>> Begin Extracted material
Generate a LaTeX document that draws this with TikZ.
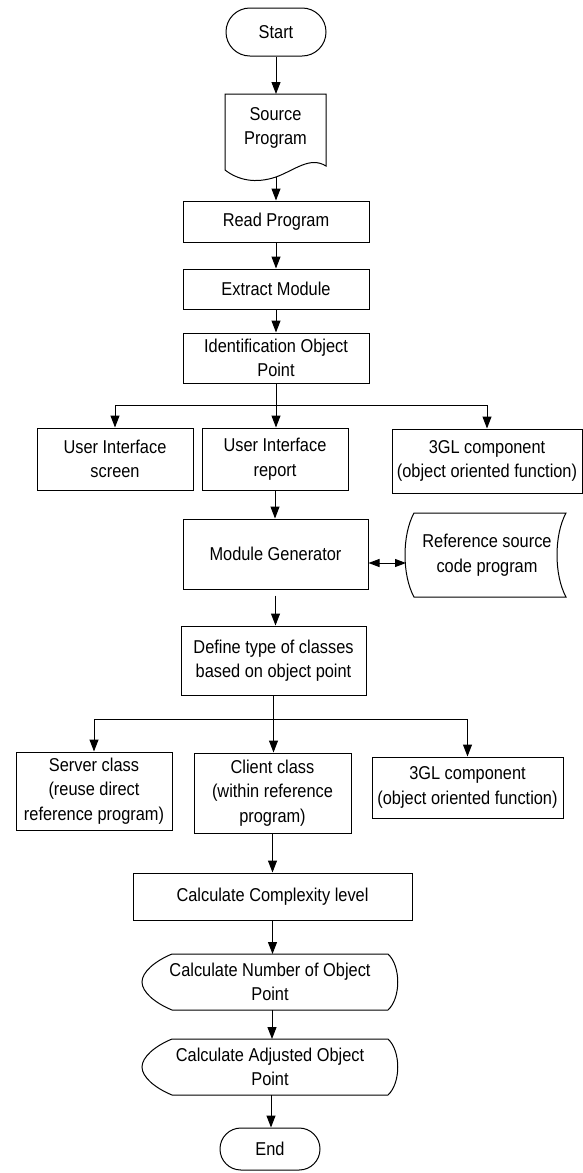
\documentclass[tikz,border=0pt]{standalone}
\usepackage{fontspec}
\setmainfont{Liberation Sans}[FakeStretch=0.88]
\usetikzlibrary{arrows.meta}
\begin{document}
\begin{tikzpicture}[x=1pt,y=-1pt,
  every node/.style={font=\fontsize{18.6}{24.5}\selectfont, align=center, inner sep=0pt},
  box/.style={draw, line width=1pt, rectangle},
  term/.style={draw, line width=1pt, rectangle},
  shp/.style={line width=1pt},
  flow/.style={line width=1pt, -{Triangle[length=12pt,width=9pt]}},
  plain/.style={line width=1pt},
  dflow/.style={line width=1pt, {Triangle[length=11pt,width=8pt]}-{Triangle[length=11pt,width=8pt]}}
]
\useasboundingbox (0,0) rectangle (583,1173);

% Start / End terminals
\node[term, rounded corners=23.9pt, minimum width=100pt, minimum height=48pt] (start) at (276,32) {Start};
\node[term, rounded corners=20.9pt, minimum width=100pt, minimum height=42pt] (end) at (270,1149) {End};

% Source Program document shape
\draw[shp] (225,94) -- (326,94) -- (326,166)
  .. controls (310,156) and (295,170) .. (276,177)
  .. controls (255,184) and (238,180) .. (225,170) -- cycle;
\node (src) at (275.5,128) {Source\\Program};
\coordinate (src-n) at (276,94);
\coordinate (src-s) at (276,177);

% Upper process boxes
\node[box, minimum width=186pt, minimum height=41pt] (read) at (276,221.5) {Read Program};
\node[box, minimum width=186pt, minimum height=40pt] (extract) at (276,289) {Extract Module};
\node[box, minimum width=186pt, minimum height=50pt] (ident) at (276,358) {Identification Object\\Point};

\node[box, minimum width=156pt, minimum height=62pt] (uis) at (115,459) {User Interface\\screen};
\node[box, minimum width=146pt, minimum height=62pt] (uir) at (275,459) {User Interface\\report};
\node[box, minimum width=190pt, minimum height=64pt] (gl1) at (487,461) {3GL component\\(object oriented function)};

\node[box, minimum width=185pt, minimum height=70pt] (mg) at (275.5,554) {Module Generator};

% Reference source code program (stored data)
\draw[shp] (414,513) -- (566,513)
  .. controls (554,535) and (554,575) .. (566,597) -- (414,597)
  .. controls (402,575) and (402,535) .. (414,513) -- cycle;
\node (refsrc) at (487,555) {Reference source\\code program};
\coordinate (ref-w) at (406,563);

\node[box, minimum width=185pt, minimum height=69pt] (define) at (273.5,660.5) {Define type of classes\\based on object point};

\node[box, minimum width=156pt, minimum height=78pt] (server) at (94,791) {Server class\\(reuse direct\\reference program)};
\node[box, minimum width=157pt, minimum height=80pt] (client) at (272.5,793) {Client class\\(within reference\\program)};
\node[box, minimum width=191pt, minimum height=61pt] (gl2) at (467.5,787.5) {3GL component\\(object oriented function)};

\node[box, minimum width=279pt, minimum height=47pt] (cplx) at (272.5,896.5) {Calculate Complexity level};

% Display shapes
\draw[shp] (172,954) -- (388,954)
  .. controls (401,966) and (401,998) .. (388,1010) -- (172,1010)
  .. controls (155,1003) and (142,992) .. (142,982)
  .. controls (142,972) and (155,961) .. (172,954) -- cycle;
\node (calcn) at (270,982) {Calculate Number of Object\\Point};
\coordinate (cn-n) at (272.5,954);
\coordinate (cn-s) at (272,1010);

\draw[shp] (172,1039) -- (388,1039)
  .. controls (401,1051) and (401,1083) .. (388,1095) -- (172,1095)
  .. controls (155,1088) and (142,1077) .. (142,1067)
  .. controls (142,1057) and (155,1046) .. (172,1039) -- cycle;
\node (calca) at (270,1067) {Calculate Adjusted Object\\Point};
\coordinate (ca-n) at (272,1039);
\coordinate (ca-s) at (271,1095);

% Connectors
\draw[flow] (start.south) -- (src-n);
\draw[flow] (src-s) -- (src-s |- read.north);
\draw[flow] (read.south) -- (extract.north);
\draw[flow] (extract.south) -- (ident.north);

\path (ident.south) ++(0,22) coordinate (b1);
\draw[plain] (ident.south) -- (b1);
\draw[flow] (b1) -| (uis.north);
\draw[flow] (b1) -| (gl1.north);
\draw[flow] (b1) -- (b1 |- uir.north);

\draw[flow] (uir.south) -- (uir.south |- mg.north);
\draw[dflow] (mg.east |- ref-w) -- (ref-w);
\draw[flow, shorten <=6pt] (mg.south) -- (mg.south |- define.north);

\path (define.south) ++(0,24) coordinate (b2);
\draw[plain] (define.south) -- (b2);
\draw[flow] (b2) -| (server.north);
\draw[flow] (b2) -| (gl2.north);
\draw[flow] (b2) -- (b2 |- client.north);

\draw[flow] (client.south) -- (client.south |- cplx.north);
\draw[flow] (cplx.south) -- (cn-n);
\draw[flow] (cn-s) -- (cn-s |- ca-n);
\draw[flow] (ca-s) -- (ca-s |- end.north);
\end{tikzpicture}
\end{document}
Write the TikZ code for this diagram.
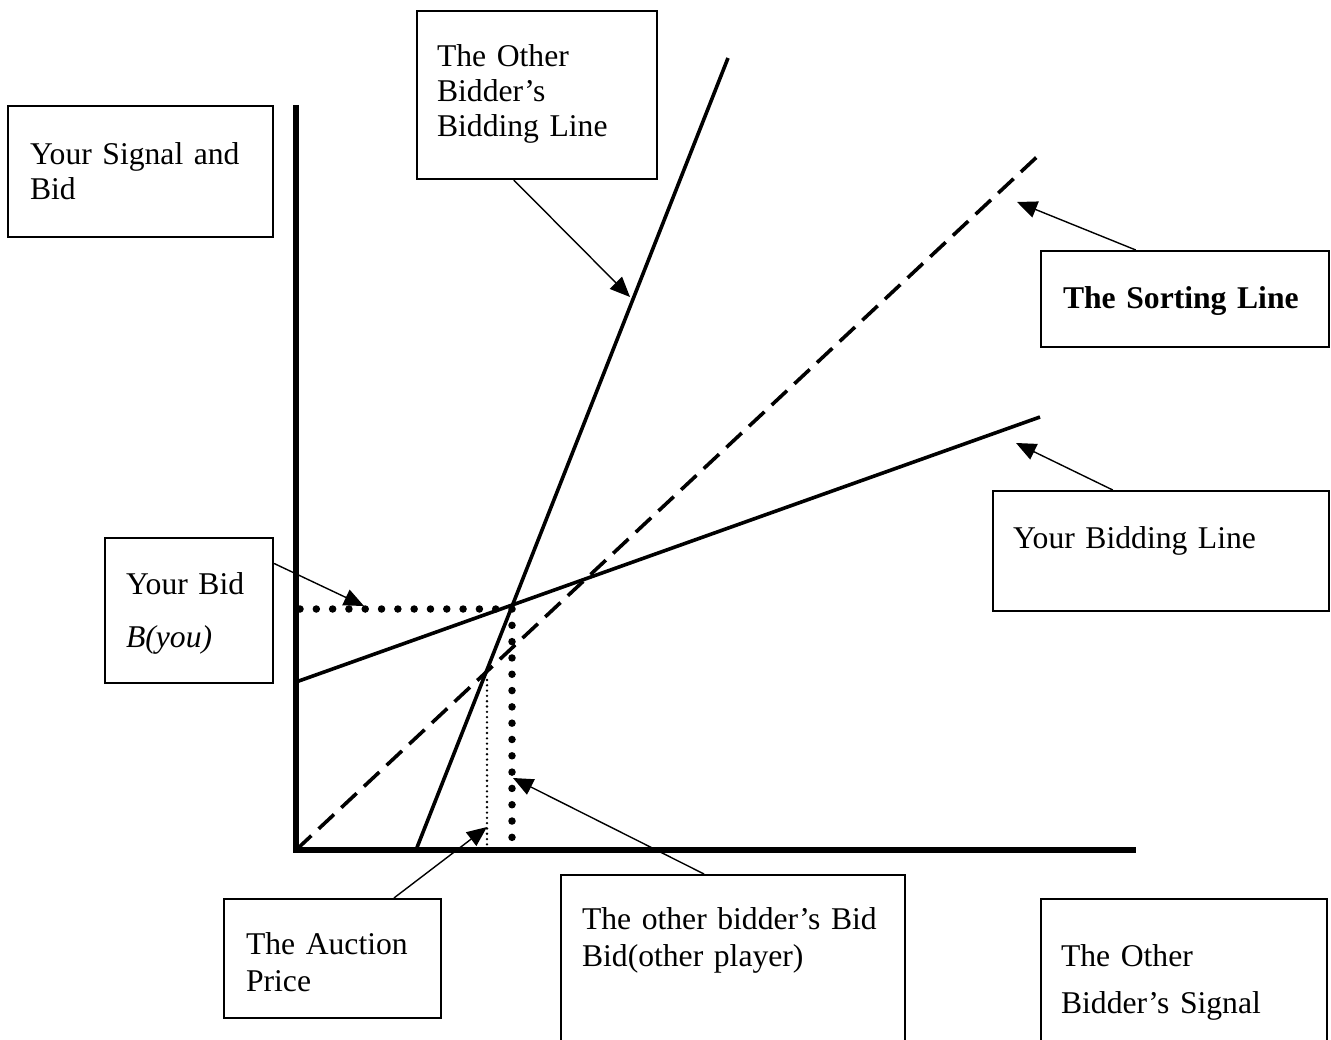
>> End Extracted material
From the top of the listing above, repeat each line exactly until you reach the line containing "(0,0) rectangle (583,1173);", and repeat that one too. Leave the pictures out.

▶ **Worked answer**:
Generate a LaTeX document that draws this with TikZ.
\documentclass[tikz,border=0pt]{standalone}
\usepackage{fontspec}
\setmainfont{Liberation Sans}[FakeStretch=0.88]
\usetikzlibrary{arrows.meta}
\begin{document}
\begin{tikzpicture}[x=1pt,y=-1pt,
  every node/.style={font=\fontsize{18.6}{24.5}\selectfont, align=center, inner sep=0pt},
  box/.style={draw, line width=1pt, rectangle},
  term/.style={draw, line width=1pt, rectangle},
  shp/.style={line width=1pt},
  flow/.style={line width=1pt, -{Triangle[length=12pt,width=9pt]}},
  plain/.style={line width=1pt},
  dflow/.style={line width=1pt, {Triangle[length=11pt,width=8pt]}-{Triangle[length=11pt,width=8pt]}}
]
\useasboundingbox (0,0) rectangle (583,1173);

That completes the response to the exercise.